I was really surprised at the steps the prop master follows, even when bringing a rubber replica gun on set. “The guns should be carried to set and shown to the first assistant director. Then, the gun is offered to be shown as fully empty and safe to any other members of the crew. The prop master or armorer calls, ‘Rubber gun on set!’ Rubber, foam, and resin guns are all used to achieve the look of the firearm without the real thing,” she says. Then they announce, “Cold weapon on set!” to confirm that the firearm is empty.
Additional steps are taken with the actors. “The gun is then presented to all actors in the scene—especially the one who holds the weapon and anyone it may be pointed at.” This is the protocol for a nonfiring weapon on set. “All guns used are modified to fire blanks only. In the case of [the] firing of a blank in the scene, the armorer will observe the rehearsals and determine the concerns and needs of the director to help accomplish the scene safely,” Kenyon says.

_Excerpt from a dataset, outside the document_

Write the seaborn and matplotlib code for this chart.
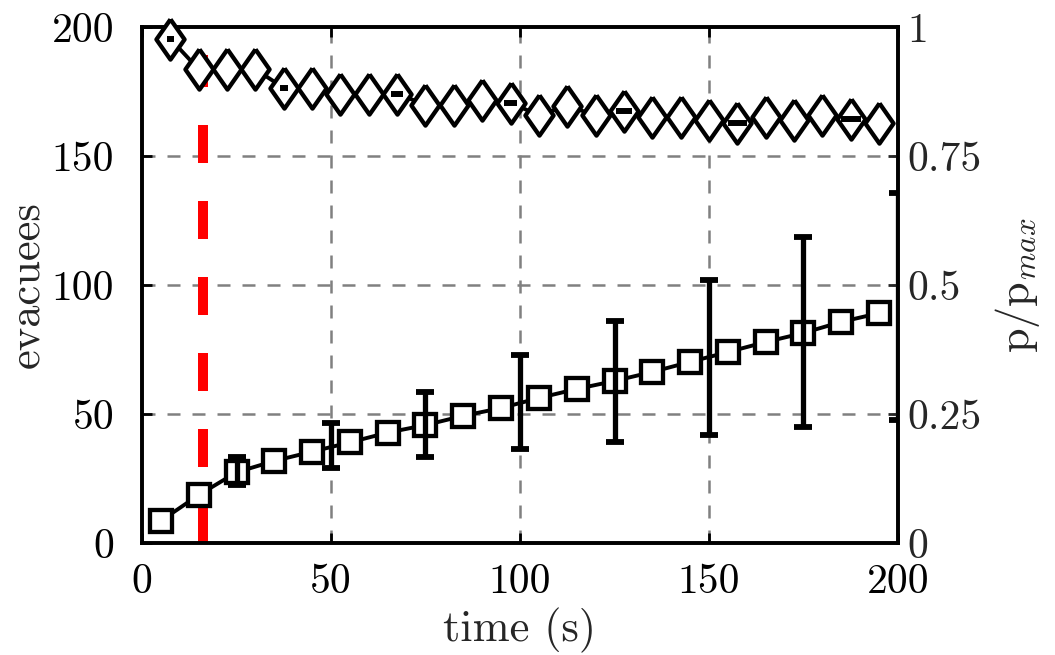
import numpy as np
import pandas as pd
import matplotlib
matplotlib.use("Agg")
import matplotlib.pyplot as plt
import seaborn as sns

# ---- data ----
sq_time = [5, 15, 25, 35, 45, 55, 65, 75, 85, 95, 105, 115, 125, 135, 145, 155, 165, 175, 185, 195]
evacuees = [8.6, 18.6, 27.4, 31.8, 35.4, 39.0, 42.8, 45.7, 49.3, 52.3, 56.2, 59.7, 62.8, 66.3, 70.2,
            74.0, 77.9, 81.4, 85.7, 89.1]

err_time = [25, 50, 75, 100, 125, 150, 175, 200]
err_low = [22.5, 29.0, 33.3, 36.4, 39.0, 42.0, 45.0, 47.7]
err_high = [33.3, 46.5, 58.5, 72.9, 86.0, 102.0, 118.6, 135.7]

dm_time = [7.5, 15, 22.5, 30, 37.5, 45, 52.5, 60, 67.5, 75, 82.5, 90, 97.5, 105, 112.5, 120, 127.5,
           135, 142.5, 150, 157.5, 165, 172.5, 180, 187.5, 195]
p_ratio = [0.977, 0.918, 0.918, 0.918, 0.882, 0.882, 0.871, 0.871, 0.871, 0.849, 0.849, 0.859, 0.853,
           0.829, 0.847, 0.829, 0.837, 0.826, 0.826, 0.820, 0.813, 0.826, 0.820, 0.829, 0.822, 0.813]

mk_time = [7.5, 37.5, 67.5, 97.5, 127.5, 157.5, 187.5]
mk_ratio = [0.977, 0.882, 0.871, 0.853, 0.837, 0.813, 0.822]
mk_xerr = [0.93, 1.1, 1.55, 1.75, 2.2, 2.5, 2.65]

red_time = 16.2

x_ticks = [0, 50, 100, 150, 200]
y_ticks = [0, 50, 100, 150, 200]
y2_ticks = [0, 0.25, 0.5, 0.75, 1]
y2_labels = ["0", "0.25", "0.5", "0.75", "1"]

# ---- style ----
sns.set_theme(style="white")
plt.rcParams["font.family"] = ["cmr10", "DejaVu Serif"]
plt.rcParams["mathtext.fontset"] = "cm"
plt.rcParams["axes.formatter.use_mathtext"] = True
plt.rcParams["axes.unicode_minus"] = False

fig = plt.figure(figsize=(10.55, 6.55), dpi=100)
ax = fig.add_axes([142 / 1055, 1 - 543 / 655, (898 - 142) / 1055, (543 - 27) / 655])
ax2 = ax.twinx()
ax2.set_position(ax.get_position())
ax2.patch.set_visible(False)

ax.set_xlim(0, 200)
ax.set_ylim(0, 200)
ax2.set_ylim(0, 1)

# grid
for v in [50, 100, 150]:
    ax.axvline(v, color="#808080", lw=1.8, ls=(0, (5.2, 4.8)), zorder=0)
    ax.axhline(v, color="#808080", lw=1.8, ls=(0, (5.2, 4.8)), zorder=0)

# red dashed line
ax.plot([red_time, red_time], [0, 189], color="#ff0000", lw=7.2, ls=(0, (3.8, 3.8)),
        solid_capstyle="butt", dash_capstyle="butt", zorder=1)

# squares
df_sq = pd.DataFrame({"time": sq_time, "evacuees": evacuees})
sns.lineplot(data=df_sq, x="time", y="evacuees", ax=ax, color="black", lw=2.8,
             marker="s", markersize=16.5, markerfacecolor="white", markeredgecolor="black",
             markeredgewidth=3.1, zorder=3)

lo = np.array(err_low)
hi = np.array(err_high)
mid = (lo + hi) / 2
half = (hi - lo) / 2
ax.errorbar(err_time, mid, yerr=half, fmt="none", ecolor="black", elinewidth=3.8,
            capsize=6.2, capthick=4.2, zorder=4)

# diamonds
diamond = [(0, 1), (0.70, 0), (0, -1), (-0.70, 0), (0, 1)]
df_dm = pd.DataFrame({"time": dm_time, "p": p_ratio})
sns.lineplot(data=df_dm, x="time", y="p", ax=ax2, color="black", lw=2.8,
             marker=diamond, markersize=29, markerfacecolor="white", markeredgecolor="black",
             markeredgewidth=3.1, zorder=3, clip_on=False)
ax2.errorbar(mk_time, mk_ratio, xerr=mk_xerr, fmt="none", ecolor="black", elinewidth=4.3,
             capsize=0, zorder=4)

# spines & ticks
for a in (ax, ax2):
    for s in a.spines.values():
        s.set_linewidth(2.6)
        s.set_color("black")

ax.set_xticks(x_ticks)
ax.set_xticklabels([str(v) for v in x_ticks])
ax.set_yticks(y_ticks)
ax.set_yticklabels([str(v) for v in y_ticks])
ax.tick_params(axis="both", direction="in", length=7, width=2, labelsize=30, colors="black")
ax.tick_params(axis="x", top=True, bottom=True, pad=15)
ax.tick_params(axis="y", left=True, right=False, pad=20)

ax2.set_yticks(y2_ticks)
ax2.set_yticklabels(y2_labels)
ax2.tick_params(axis="y", direction="in", length=7, width=2, labelsize=30, pad=7, right=True)

ax.set_xlabel("time (s)", fontsize=32, labelpad=5)
ax.set_ylabel("evacuees", fontsize=32, labelpad=3)
ax2.set_ylabel(r"p/p$_{max}$", fontsize=32, labelpad=8)
ax.grid(False)
ax2.grid(False)

fig.savefig("out.png", dpi=100)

Remember: These extra steps may seem excessive for what’s ultimately a prop, but it’s all for the actors’ safety. In 1984, 26-year-old actor Jon-Erik Hexum was filming a series called “Cover Up.” Growing increasingly frustrated with delays to filming, he began playing with the prop gun and spinning the barrel, which had one blank round inside, simulating a game of Russian roulette. Placing the gun to his temple, he pulled the trigger, discharging the blank’s wad of paper, which shattered a piece of his skull. He ultimately died from his injuries.

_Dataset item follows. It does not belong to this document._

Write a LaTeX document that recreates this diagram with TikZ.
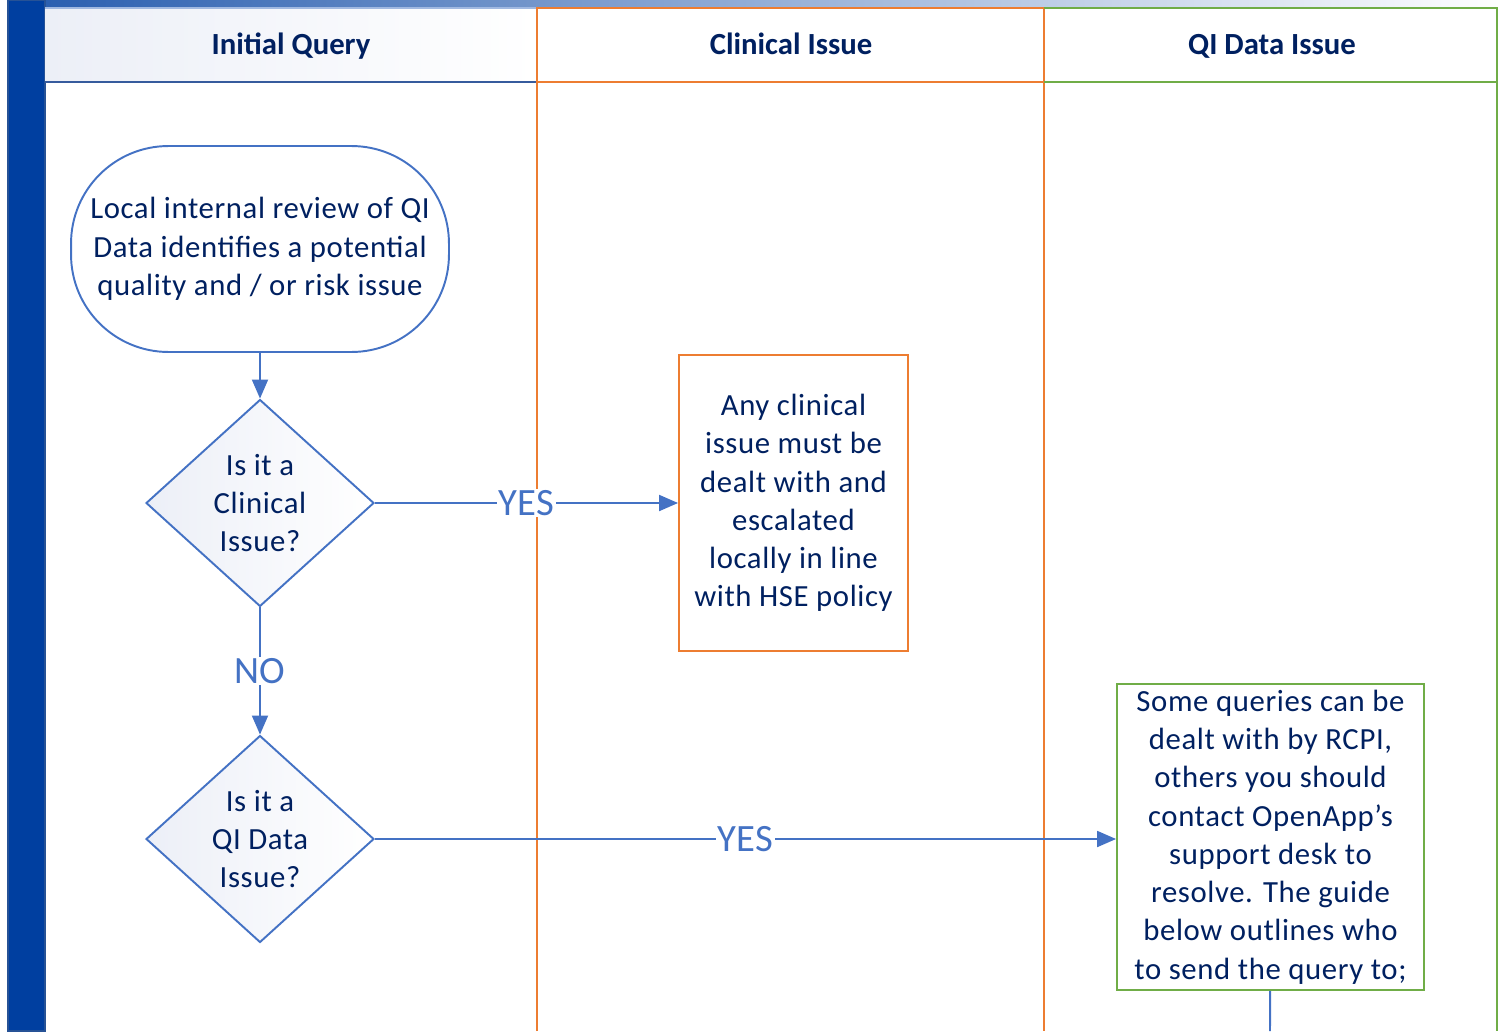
\documentclass[tikz,border=0pt]{standalone}
\usepackage{fontspec}
\setmainfont{Carlito}
\newfontfamily\bodyfont[LetterSpace=2]{Carlito}
\usetikzlibrary{shapes.geometric,arrows.meta}
\definecolor{navy}{HTML}{002060}
\definecolor{flowblue}{HTML}{4472C4}
\definecolor{laneorange}{HTML}{ED7D31}
\definecolor{lanegreen}{HTML}{70AD47}
\definecolor{barblue}{HTML}{003FA0}
\definecolor{shadeblue}{HTML}{ECEFF7}

\begin{document}
\begin{tikzpicture}[x=0.02cm,y=-0.02cm,
	txt/.style={font=\bodyfont\fontsize{17.5}{21.8}\selectfont, text=navy, align=center},
	head/.style={font=\fontsize{17.5}{21}\selectfont\bfseries, text=navy, anchor=base},
	flow/.style={draw=flowblue, line width=1.1pt},
	decision/.style={shape=diamond, flow, txt, left color=shadeblue, right color=white, minimum width=4.56cm, minimum height=4.14cm, inner sep=0pt, aspect=1.1},
	answer/.style={fill=white, text=flowblue, font=\fontsize{22}{24}\selectfont, inner sep=1pt},
	link/.style={flow, -{Triangle[length=0.38cm,width=0.32cm]}}]

	\useasboundingbox (0,0) rectangle (1500,1031);

	% swim lanes
	\shade[left color=barblue!85, middle color=flowblue!60, right color=white] (8,0) rectangle (1500,7);
	\fill[barblue, draw=barblue!70!gray, line width=0.6pt] (8,0) rectangle (45,1031);
	\shade[left color=shadeblue, right color=white] (45,8) rectangle (537,82);
	\draw[flowblue!80!black, line width=1.1pt] (45,82) -- (537,82);
	\draw[flowblue!50, line width=0.8pt] (45,8) -- (537,8);
	\draw[laneorange, line width=1.1pt] (537,1031) -- (537,8) -- (1044,8) -- (1044,1031);
	\draw[laneorange, line width=1.1pt] (537,82) -- (1044,82);
	\draw[lanegreen, line width=1.1pt] (1044,8) -- (1497,8) -- (1497,1031);
	\draw[lanegreen, line width=1.1pt] (1044,82) -- (1497,82);

	\node[head] (hinit) at (291,54) {Initial Query};
	\node[head] (hclin) at (791,54) {Clinical Issue};
	\node[head] (hqi) at (1272,54) {QI Data Issue};

	% flow
	\node[txt, flow, rounded corners=1.95cm, minimum width=7.56cm, minimum height=4.12cm, inner sep=0pt] (review) at (260,249) {Local internal review of QI\\Data identifies a potential\\quality and / or risk issue};
	\node[decision] (clin) at (260,503) {Is it a\\Clinical\\Issue?};
	\node[decision] (qidata) at (260,839) {Is it a\\QI Data\\Issue?};
	\node[txt, draw=laneorange, line width=1.1pt, minimum width=4.58cm, minimum height=5.92cm, inner sep=0pt] (escalate) at (793.5,503) {Any clinical\\issue must be\\dealt with and\\escalated\\locally in line\\with HSE policy};
	\node[txt, draw=lanegreen, line width=1.1pt, minimum width=6.14cm, minimum height=6.12cm, inner sep=0pt] (openapp) at (1270.5,837) {Some queries can be\\dealt with by RCPI,\\others you should\\contact OpenApp’s\\support desk to\\resolve. The guide\\below outlines who\\to send the query to;};
	\coordinate (exit) at (1270,1031);

	\draw[link] (review) -- (clin);
	\draw[link] (clin) -- node[answer]{NO} (qidata);
	\draw[link] (clin) -- node[answer]{YES} (escalate);
	\draw[link] (qidata.east) -- node[answer]{YES} (qidata.east -| openapp.west);
	\draw[flow] (openapp) -- (exit);

\end{tikzpicture}
\end{document}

For scenes that require an actor to actually shoot a gun, you can’t be careful enough. Kenyon explains, “Actors are always spoken to before participating in gunfire. We will usually ask if the actor has any training or experience with weapons, and I encourage everyone to be as honest as possible…. Often, we do practice or test-fire with anyone who would like it. We want everyone to be as safe and comfortable as possible.”